The granting clause of the deed in the Luther-Patman Case did not contain an express condition for-forfeiture, although there was reference to an agreement by Mrs. Mitchell that she would keep .the land during her lifetime. Only in the habendum was there a declaration that upon condition broken the property should revert to the estate of the grantor. In respect of the life estate held to have been created in Mrs. Mitchell, effect was given to the forfeiture set out in the habendum. Otherwise, the result could not have been reached. It is in conflict with Mason v. Jackson, supra.

The Luther-Patman opinion carries a lengthy quotation from American Jurisprudence, vol. 16, § 237, p. 570. It was there said that the judicial prescript requiring rejection of language in an habendum creating an estate 'repugnant to that in the granting clause is not a rule of property, but one of construction — a rule to be resorted to only when the court cannot determine which of the clauses was intended to be controlling.

Many courts, including our own, have followed technical construction, hoary with common law fiat, and where an estate was created in the granting clause of a deed they have held to be void any attempted reservation in the habendum when the effect of giving force to the habendum would in any manner impair the prior grant.

In the instant case we are dealing with a transaction wherein mineral interests severable from the fee were in controversy. The question is whether such mineral interests may be retained in a deed when the *37reservation does not appear in the granting clause, but is clearly set out in the habendum. We confine onr holding to that situation.

Summarizing transactions of the parties, we have the following: Fincher, in his rental-sale contract with Shinn, retained a half interest in the minerals. In the granting clause of Fincher’s deed to Beasley the conveyance was made subject to the Fincher-Shinn contract. In Beasley’s deed to Shinn (representing a transaction consummated at Fincher’s direction) reservation of minerals appears in the habendum. In his deed to Mrs. Runnels in 1928 Shinn recognized the force of the reservation by Beasley. In his mortgage to Mrs. Heath in 1934 the interest was admitted by Shinn.

Purposes of the parties in all these transactions were expressed so clearly that no one could have been deceived or misled, and it is our view that these intentions are ineluctable and should be given effect. As to Mrs. Bugg, the matter in controversy appears in her chain of title.

To the extent that this opinion conflicts with Mason v. Jackson, supra, and other cases involving mineral reservations, they are overruled.

Reservations of mineral rights are so often attempted to be expressed in the habendum that it is not just to apply the technical rule of apparent limitation on the prior grant where mineral interests are excluded by subsequent language. Rather, consideration should be given the intentions of the parties as gathered from the entire document.
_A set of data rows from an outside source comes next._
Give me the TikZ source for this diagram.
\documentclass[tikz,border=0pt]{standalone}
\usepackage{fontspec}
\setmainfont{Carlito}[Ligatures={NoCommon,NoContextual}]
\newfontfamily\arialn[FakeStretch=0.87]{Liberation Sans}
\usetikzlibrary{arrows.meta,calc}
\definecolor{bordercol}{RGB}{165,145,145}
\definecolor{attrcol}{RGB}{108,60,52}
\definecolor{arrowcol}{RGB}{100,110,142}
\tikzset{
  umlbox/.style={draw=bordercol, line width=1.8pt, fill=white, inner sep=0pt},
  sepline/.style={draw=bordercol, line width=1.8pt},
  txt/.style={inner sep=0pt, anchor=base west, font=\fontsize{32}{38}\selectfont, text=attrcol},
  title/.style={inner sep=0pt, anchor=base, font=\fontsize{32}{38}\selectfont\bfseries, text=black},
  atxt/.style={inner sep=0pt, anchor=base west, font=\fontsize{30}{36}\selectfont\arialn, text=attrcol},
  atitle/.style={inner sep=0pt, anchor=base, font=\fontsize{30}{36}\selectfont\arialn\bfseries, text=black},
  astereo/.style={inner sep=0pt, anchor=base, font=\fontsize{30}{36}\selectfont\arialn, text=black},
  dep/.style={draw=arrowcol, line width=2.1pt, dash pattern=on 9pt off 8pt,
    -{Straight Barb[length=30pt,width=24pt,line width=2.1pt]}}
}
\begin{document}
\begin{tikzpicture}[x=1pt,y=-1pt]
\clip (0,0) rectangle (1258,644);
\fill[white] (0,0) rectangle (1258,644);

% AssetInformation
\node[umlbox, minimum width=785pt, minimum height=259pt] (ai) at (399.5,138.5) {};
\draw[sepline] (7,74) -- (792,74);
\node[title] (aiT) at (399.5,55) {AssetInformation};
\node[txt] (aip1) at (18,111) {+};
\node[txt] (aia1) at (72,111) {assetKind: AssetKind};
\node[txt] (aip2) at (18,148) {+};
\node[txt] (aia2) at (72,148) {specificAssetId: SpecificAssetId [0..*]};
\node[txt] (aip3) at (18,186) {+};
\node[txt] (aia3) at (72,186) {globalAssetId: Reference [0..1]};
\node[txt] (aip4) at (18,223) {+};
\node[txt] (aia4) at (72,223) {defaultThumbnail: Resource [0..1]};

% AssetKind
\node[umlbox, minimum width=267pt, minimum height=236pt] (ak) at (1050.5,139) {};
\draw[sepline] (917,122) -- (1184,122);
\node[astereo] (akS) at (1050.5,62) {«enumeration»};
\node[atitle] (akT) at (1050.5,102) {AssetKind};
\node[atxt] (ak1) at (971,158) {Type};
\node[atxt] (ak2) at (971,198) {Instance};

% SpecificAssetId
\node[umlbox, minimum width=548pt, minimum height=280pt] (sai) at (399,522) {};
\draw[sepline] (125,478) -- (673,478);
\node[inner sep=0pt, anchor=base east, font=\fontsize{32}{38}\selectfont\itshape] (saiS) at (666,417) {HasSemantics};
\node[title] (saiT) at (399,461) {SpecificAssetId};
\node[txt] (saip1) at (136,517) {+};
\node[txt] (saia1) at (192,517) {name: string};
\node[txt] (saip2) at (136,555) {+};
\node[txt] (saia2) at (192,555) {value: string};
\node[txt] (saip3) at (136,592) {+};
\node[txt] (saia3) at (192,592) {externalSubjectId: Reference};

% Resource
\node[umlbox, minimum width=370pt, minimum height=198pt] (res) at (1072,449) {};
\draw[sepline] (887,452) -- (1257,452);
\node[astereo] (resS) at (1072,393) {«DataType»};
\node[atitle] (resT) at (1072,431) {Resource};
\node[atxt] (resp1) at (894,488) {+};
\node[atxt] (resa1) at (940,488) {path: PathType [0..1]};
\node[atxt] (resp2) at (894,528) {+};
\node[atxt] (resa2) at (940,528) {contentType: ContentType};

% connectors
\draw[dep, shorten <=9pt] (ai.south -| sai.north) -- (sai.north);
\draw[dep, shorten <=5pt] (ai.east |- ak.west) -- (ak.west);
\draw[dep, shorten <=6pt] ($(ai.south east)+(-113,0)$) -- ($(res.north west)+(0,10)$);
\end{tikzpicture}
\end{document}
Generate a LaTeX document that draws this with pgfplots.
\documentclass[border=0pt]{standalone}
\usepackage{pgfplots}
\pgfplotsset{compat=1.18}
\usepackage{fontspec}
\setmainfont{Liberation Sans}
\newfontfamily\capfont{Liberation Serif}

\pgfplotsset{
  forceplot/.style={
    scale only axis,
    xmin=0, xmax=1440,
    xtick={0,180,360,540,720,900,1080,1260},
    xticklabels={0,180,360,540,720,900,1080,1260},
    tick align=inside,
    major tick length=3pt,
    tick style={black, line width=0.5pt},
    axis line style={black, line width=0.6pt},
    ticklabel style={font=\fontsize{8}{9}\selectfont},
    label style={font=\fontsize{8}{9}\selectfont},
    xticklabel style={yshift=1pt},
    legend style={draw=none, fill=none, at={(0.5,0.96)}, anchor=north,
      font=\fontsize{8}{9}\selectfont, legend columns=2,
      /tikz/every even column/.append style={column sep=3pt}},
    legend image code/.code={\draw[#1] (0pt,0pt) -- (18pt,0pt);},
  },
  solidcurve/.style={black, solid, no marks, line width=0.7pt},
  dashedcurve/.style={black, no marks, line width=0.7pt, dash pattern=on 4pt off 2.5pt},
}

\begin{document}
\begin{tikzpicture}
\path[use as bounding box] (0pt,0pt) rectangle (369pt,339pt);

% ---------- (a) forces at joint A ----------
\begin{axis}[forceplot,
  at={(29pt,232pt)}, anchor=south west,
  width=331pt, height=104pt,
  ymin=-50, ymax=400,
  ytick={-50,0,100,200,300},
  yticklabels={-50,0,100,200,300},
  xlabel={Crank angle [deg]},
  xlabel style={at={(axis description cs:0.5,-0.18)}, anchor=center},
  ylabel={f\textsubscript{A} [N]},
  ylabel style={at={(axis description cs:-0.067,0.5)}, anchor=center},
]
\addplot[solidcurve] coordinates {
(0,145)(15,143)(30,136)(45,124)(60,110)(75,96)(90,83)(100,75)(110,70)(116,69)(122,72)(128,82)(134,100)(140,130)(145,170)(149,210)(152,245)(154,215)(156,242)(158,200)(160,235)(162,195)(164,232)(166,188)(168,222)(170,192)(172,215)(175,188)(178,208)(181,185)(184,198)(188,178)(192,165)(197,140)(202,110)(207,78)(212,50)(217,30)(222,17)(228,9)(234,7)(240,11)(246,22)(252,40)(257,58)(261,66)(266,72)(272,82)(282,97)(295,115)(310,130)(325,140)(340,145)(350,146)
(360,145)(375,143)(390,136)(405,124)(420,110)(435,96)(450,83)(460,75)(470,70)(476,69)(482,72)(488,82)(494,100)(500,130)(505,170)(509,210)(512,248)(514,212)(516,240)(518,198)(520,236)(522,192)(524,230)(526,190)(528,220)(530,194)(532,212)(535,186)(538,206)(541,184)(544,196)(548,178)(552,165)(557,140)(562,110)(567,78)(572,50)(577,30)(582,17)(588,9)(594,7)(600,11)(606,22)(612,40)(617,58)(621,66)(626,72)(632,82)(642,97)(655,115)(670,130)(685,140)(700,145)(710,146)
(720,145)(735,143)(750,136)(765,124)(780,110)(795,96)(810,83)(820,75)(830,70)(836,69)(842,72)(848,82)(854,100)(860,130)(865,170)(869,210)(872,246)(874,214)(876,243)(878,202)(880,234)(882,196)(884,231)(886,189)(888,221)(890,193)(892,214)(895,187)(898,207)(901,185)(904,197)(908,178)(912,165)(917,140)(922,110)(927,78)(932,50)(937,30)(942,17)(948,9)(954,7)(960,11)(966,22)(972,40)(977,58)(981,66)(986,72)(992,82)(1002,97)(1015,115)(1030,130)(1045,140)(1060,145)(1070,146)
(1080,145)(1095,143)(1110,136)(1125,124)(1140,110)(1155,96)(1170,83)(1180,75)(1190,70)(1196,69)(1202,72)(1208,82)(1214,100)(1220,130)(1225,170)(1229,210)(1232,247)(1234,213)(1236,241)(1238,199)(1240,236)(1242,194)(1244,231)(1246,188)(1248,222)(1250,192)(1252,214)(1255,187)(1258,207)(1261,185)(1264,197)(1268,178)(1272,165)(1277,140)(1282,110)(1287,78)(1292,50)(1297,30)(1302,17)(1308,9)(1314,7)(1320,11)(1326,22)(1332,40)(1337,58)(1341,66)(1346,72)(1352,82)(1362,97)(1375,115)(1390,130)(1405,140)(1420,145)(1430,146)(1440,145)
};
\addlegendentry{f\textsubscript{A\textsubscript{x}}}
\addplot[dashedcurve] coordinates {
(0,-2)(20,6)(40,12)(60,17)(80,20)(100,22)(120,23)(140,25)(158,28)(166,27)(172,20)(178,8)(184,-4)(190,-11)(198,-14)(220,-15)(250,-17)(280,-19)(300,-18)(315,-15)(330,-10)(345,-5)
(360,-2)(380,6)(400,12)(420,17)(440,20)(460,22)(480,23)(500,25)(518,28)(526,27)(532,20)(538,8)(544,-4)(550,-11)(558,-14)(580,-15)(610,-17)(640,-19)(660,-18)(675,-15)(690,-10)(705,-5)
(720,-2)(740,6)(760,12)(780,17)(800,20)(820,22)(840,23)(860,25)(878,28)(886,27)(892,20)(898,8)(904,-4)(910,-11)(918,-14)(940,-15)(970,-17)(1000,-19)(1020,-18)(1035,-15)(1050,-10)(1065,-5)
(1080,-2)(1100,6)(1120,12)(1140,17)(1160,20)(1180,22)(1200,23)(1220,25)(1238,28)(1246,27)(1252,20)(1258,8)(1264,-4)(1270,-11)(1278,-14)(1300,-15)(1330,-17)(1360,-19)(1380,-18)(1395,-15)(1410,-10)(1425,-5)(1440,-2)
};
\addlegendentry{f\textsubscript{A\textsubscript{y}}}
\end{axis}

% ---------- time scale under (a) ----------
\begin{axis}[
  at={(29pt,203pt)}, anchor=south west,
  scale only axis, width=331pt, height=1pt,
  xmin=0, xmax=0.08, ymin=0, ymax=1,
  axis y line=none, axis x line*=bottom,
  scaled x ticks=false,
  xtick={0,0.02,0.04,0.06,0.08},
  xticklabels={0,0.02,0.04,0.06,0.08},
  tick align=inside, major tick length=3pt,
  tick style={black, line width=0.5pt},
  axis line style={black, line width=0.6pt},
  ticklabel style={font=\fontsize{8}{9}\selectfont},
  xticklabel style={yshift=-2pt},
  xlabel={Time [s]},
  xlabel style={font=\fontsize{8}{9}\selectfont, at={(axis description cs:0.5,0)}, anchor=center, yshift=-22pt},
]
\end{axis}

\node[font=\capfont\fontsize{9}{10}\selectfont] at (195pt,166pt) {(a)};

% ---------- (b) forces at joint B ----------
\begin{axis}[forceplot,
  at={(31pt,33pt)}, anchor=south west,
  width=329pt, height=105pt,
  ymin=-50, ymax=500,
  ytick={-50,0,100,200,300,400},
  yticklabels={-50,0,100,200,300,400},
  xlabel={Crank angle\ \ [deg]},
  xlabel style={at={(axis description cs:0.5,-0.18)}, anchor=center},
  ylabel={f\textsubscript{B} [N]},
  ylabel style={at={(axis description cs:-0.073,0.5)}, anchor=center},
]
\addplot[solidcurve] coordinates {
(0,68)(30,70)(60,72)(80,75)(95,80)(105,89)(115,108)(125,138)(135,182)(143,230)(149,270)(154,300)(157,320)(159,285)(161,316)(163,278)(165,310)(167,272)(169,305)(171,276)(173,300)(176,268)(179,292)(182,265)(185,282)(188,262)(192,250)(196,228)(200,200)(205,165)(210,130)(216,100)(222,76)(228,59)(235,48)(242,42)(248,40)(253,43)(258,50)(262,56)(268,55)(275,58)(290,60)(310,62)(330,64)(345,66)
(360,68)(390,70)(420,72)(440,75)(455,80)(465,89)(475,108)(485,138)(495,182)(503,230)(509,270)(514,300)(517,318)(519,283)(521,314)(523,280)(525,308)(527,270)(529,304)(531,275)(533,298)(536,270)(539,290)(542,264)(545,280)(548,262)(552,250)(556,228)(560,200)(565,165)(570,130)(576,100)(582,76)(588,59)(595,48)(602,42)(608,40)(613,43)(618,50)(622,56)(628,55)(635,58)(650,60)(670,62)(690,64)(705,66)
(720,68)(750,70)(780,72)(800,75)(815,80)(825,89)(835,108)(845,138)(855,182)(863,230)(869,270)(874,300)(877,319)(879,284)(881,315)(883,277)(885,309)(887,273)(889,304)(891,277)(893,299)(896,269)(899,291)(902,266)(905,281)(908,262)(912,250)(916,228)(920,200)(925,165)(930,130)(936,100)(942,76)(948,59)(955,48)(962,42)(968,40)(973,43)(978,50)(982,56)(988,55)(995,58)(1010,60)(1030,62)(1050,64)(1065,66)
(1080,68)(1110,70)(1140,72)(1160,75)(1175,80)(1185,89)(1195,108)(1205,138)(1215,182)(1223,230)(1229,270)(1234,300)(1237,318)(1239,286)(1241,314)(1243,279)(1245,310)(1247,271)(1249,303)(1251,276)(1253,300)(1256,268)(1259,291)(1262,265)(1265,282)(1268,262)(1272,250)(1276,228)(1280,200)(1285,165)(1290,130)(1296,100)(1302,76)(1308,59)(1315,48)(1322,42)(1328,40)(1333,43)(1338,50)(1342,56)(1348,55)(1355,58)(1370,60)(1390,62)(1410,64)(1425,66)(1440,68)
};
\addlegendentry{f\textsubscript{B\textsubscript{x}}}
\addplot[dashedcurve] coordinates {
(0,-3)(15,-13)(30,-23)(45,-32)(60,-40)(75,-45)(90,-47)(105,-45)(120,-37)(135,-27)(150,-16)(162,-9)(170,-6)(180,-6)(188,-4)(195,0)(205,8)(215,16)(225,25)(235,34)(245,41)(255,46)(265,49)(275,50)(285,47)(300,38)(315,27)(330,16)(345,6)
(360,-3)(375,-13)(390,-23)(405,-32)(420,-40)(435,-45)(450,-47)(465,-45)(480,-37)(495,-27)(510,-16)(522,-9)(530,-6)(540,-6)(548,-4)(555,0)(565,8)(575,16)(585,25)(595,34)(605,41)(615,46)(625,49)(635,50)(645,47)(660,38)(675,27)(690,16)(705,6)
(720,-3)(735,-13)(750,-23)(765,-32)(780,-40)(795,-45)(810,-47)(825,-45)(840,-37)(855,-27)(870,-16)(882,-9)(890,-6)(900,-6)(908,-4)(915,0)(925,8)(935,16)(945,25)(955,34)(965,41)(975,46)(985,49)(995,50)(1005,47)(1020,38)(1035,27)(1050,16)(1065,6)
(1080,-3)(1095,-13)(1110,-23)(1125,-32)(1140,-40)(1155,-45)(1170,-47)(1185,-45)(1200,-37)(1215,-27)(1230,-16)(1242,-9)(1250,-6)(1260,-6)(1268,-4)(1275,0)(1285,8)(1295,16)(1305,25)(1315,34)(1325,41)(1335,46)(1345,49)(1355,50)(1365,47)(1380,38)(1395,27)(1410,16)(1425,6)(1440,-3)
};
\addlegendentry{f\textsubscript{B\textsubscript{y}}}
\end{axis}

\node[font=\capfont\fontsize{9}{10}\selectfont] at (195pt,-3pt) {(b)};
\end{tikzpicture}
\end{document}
Under the view here expressed it is not necessary that the deeds be reformed. That part of the decree adjudging that the Shinns are not entitled to the relief prayed for is affirmed. The holding that Mrs. Runnels (and through her Mrs. Bugg) took title under conveyances subsequent to Beasley’s deed to the Shinns is reversed. The cause is remanded with directions to enter a decree quieting title in the original plaintiffs below to the half interest in minerals pertaining to. the entire tráct of 105 acres.